- _DATA SECTION_
======
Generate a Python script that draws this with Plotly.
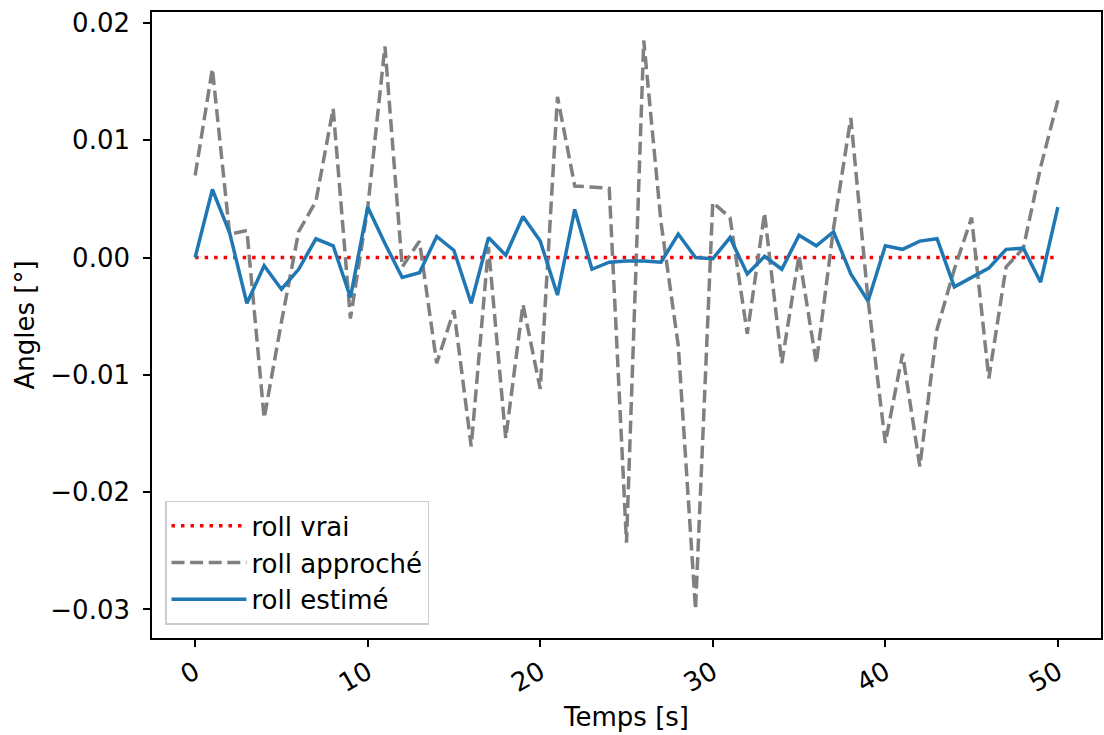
import plotly.graph_objects as go

temps = list(range(51))

roll_vrai = [0.0] * 51

roll_approche = [
    0.0070, 0.0161, 0.0020, 0.0023, -0.0137, -0.0055, 0.0022, 0.0048, 0.0127, -0.0052,
    0.0042, 0.0180, -0.0008, 0.0014, -0.0090, -0.0045, -0.0161, 0.0009, -0.0154, -0.0040,
    -0.0112, 0.0137, 0.0061, 0.0060, 0.0059, -0.0243, 0.0185, 0.0030, -0.0075, -0.0300,
    0.0047, 0.0034, -0.0065, 0.0038, -0.0090, 0.0002, -0.0090, 0.0025, 0.0119, -0.0036,
    -0.0158, -0.0082, -0.0178, -0.0061, -0.0010, 0.0034, -0.0103, -0.0008, 0.0008, 0.0077,
    0.0134,
]

roll_estime = [
    0.0000, 0.0058, 0.0021, -0.0039, -0.0007, -0.0027, -0.0010, 0.0016, 0.0010, -0.0034,
    0.0043, 0.0012, -0.0017, -0.0013, 0.0018, 0.0006, -0.0039, 0.0017, 0.0002, 0.0035,
    0.0014, -0.0032, 0.0041, -0.0010, -0.0004, -0.0003, -0.0003, -0.0004, 0.0020, 0.0000,
    -0.0001, 0.0017, -0.0014, 0.0001, -0.0010, 0.0019, 0.0010, 0.0022, -0.0014, -0.0037,
    0.0010, 0.0007, 0.0014, 0.0016, -0.0025, -0.0017, -0.0009, 0.0007, 0.0008, -0.0021,
    0.0043,
]

y_ticks = [0.02, 0.01, 0.0, -0.01, -0.02, -0.03]
x_ticks = [0, 10, 20, 30, 40, 50]

FONT = "DejaVu Sans"
FS = 26
LW = 3.5

fig = go.Figure()
fig.add_trace(go.Scatter(
    x=temps, y=roll_vrai, mode="lines", name="roll vrai",
    line=dict(color="#ff0000", width=LW, dash="3.5px,6px"),
))
fig.add_trace(go.Scatter(
    x=temps, y=roll_approche, mode="lines", name="roll approché",
    line=dict(color="#808080", width=LW, dash="13px,5.6px"),
))
fig.add_trace(go.Scatter(
    x=temps, y=roll_estime, mode="lines", name="roll estimé",
    line=dict(color="#1f77b4", width=LW),
))

axis_common = dict(
    showgrid=False, zeroline=False,
    showline=True, linecolor="black", linewidth=1.6, mirror=True,
    ticks="outside", ticklen=7, tickwidth=1.6, tickcolor="black",
    tickfont=dict(family=FONT, size=FS, color="black"),
)

fig.update_xaxes(
    range=[-2.5, 52.5], tickvals=x_ticks, tickangle=-30,
    title=dict(text="Temps [s]", font=dict(family=FONT, size=FS, color="black"), standoff=11),
    **axis_common,
)
fig.update_yaxes(
    range=[-0.03243, 0.02093], tickvals=y_ticks, tickformat=".2f",
    ticklabelstandoff=8,
    title=dict(text="Angles [°]", font=dict(family=FONT, size=FS, color="black"), standoff=8),
    **axis_common,
)

fig.update_layout(
    width=1104, height=735,
    margin=dict(l=152, r=1, t=12, b=97),
    paper_bgcolor="white", plot_bgcolor="white",
    font=dict(family=FONT, size=FS, color="black"),
    showlegend=True,
    legend=dict(
        x=0.0137, y=0.021, xanchor="left", yanchor="bottom",
        bgcolor="rgba(255,255,255,0.8)", bordercolor="#cccccc", borderwidth=1.5,
        font=dict(family=FONT, size=FS, color="black"),
        tracegroupgap=0, itemwidth=75,
    ),
)

fig.write_html("out.html")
======
- _WRITTEN TASK_
The data should be printed again unchanged; leave its pictures out.

- _RESULT OF THIS TASK_
Generate a Python script that draws this with Plotly.
import plotly.graph_objects as go

temps = list(range(51))

roll_vrai = [0.0] * 51

roll_approche = [
    0.0070, 0.0161, 0.0020, 0.0023, -0.0137, -0.0055, 0.0022, 0.0048, 0.0127, -0.0052,
    0.0042, 0.0180, -0.0008, 0.0014, -0.0090, -0.0045, -0.0161, 0.0009, -0.0154, -0.0040,
    -0.0112, 0.0137, 0.0061, 0.0060, 0.0059, -0.0243, 0.0185, 0.0030, -0.0075, -0.0300,
    0.0047, 0.0034, -0.0065, 0.0038, -0.0090, 0.0002, -0.0090, 0.0025, 0.0119, -0.0036,
    -0.0158, -0.0082, -0.0178, -0.0061, -0.0010, 0.0034, -0.0103, -0.0008, 0.0008, 0.0077,
    0.0134,
]

roll_estime = [
    0.0000, 0.0058, 0.0021, -0.0039, -0.0007, -0.0027, -0.0010, 0.0016, 0.0010, -0.0034,
    0.0043, 0.0012, -0.0017, -0.0013, 0.0018, 0.0006, -0.0039, 0.0017, 0.0002, 0.0035,
    0.0014, -0.0032, 0.0041, -0.0010, -0.0004, -0.0003, -0.0003, -0.0004, 0.0020, 0.0000,
    -0.0001, 0.0017, -0.0014, 0.0001, -0.0010, 0.0019, 0.0010, 0.0022, -0.0014, -0.0037,
    0.0010, 0.0007, 0.0014, 0.0016, -0.0025, -0.0017, -0.0009, 0.0007, 0.0008, -0.0021,
    0.0043,
]

y_ticks = [0.02, 0.01, 0.0, -0.01, -0.02, -0.03]
x_ticks = [0, 10, 20, 30, 40, 50]

FONT = "DejaVu Sans"
FS = 26
LW = 3.5

fig = go.Figure()
fig.add_trace(go.Scatter(
    x=temps, y=roll_vrai, mode="lines", name="roll vrai",
    line=dict(color="#ff0000", width=LW, dash="3.5px,6px"),
))
fig.add_trace(go.Scatter(
    x=temps, y=roll_approche, mode="lines", name="roll approché",
    line=dict(color="#808080", width=LW, dash="13px,5.6px"),
))
fig.add_trace(go.Scatter(
    x=temps, y=roll_estime, mode="lines", name="roll estimé",
    line=dict(color="#1f77b4", width=LW),
))

axis_common = dict(
    showgrid=False, zeroline=False,
    showline=True, linecolor="black", linewidth=1.6, mirror=True,
    ticks="outside", ticklen=7, tickwidth=1.6, tickcolor="black",
    tickfont=dict(family=FONT, size=FS, color="black"),
)

fig.update_xaxes(
    range=[-2.5, 52.5], tickvals=x_ticks, tickangle=-30,
    title=dict(text="Temps [s]", font=dict(family=FONT, size=FS, color="black"), standoff=11),
    **axis_common,
)
fig.update_yaxes(
    range=[-0.03243, 0.02093], tickvals=y_ticks, tickformat=".2f",
    ticklabelstandoff=8,
    title=dict(text="Angles [°]", font=dict(family=FONT, size=FS, color="black"), standoff=8),
    **axis_common,
)

fig.update_layout(
    width=1104, height=735,
    margin=dict(l=152, r=1, t=12, b=97),
    paper_bgcolor="white", plot_bgcolor="white",
    font=dict(family=FONT, size=FS, color="black"),
    showlegend=True,
    legend=dict(
        x=0.0137, y=0.021, xanchor="left", yanchor="bottom",
        bgcolor="rgba(255,255,255,0.8)", bordercolor="#cccccc", borderwidth=1.5,
        font=dict(family=FONT, size=FS, color="black"),
        tracegroupgap=0, itemwidth=75,
    ),
)

fig.write_html("out.html")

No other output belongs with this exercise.